This is a minor release to the vnlog toolkit that adds a few convenience options to the vnl-filter tool. The new options are

vnl-filter -l

Prints out the existing columns, and exits. I've been low-level wanting this for years, but never acutely-enough to actually write it. Today I finally did it.

vnl-filter --sub-abs

Defines an absolute-value abs() function in the default awk mode. I've been low-level wanting this for years as well. Previously I'd use --perl just to get abs(), or I'd explicitly define it: =–sub 'abs(x) {return x>0?x:-x;}'=. Typing all that out was becoming tiresome, and now I don't need to anymore.

vnl-filter --begin ... and vnl-filter --end ...

Theses add BEGIN and END clauses.
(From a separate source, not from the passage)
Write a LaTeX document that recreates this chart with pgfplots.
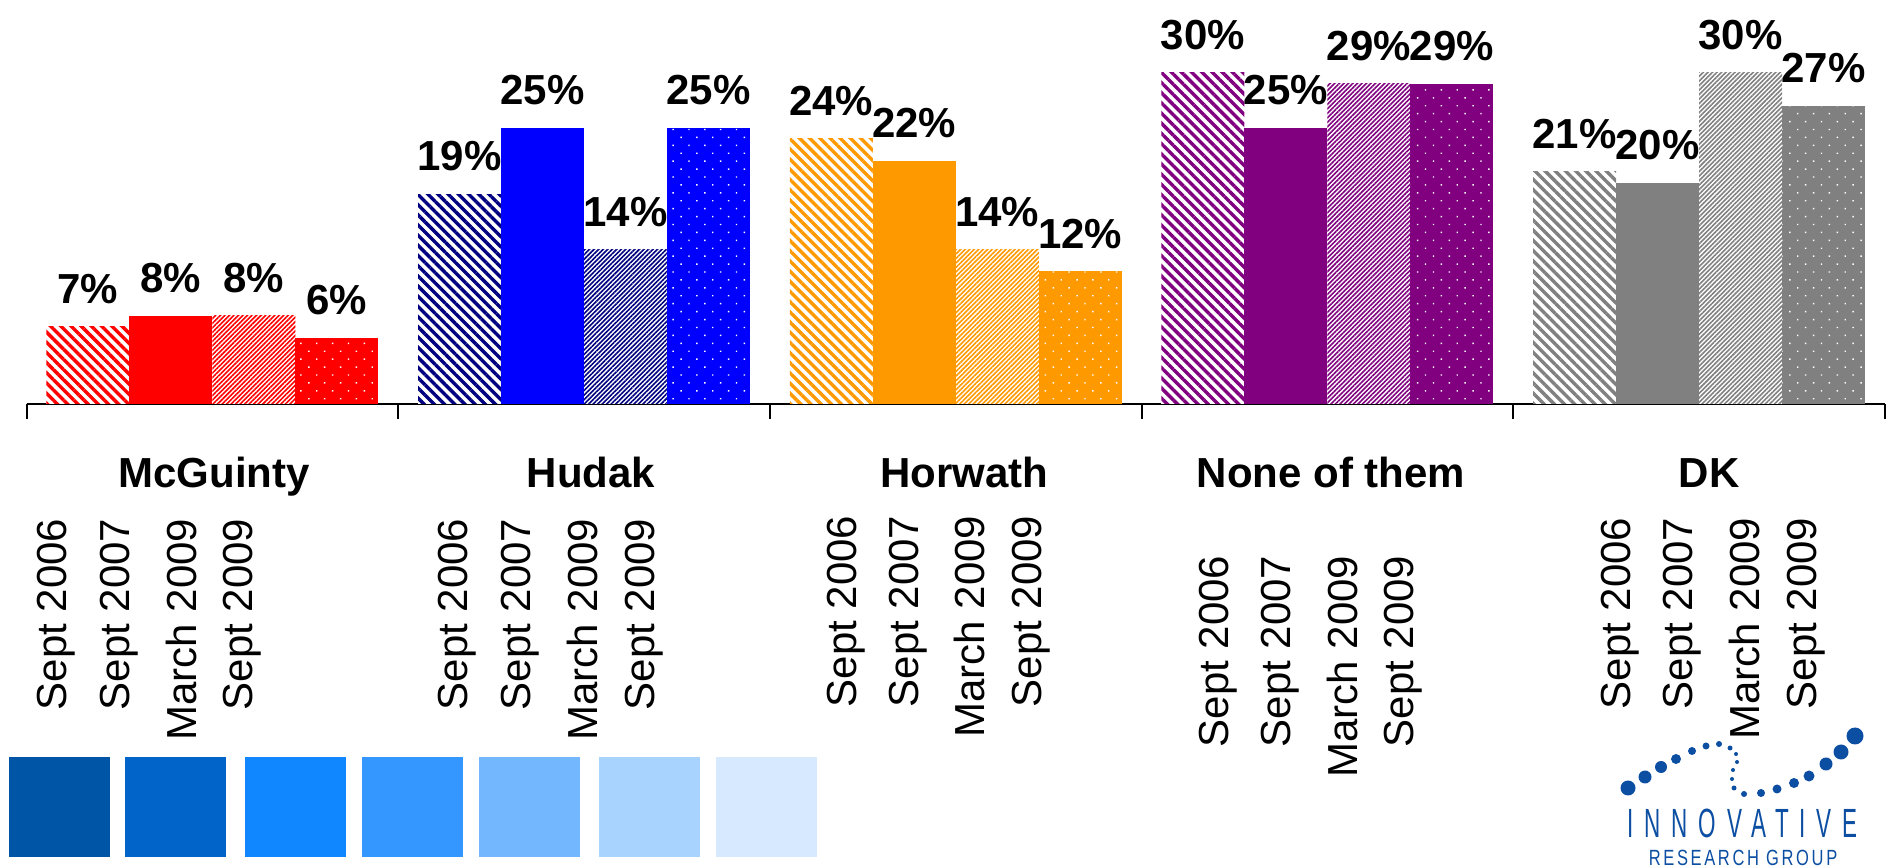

They're useful to, for instance, use a perl module in BEGIN, or to print out some final output in END. Previously you'd add these inside the --eval block, but that was awkward because BEGIN and END would then appear inside the while(<>) { } loop. And there was no clear was to do it in the normal -p mode (no --eval).

Clearly these are all minor, since the toolkit is now mature. It does everything I want it to, that doesn't require lots of work to implement. The big missing features that I want would patch the underlying GNU coreutils instead of vnlog:

  • The sort tool can select different sorting modes, but join works only with alphanumeric sorting. join should have similarly selectable sorting modes. In the vnlog wrappe I can currently do something like vnl-join --vnl-sort n. This would pre-sort the input alphanumerically, and then post-sort it numerically. That is slow for big datasets. If join could handle numerically-sorted data directly, neither the pre- or post-sorts would be needed
  • When joining on a numerical field, join should be able to do some sort of interpolation when given fields that don't match exactly.

Both of these probably wouldn't take a ton of work to implement, and I'll look into it someday.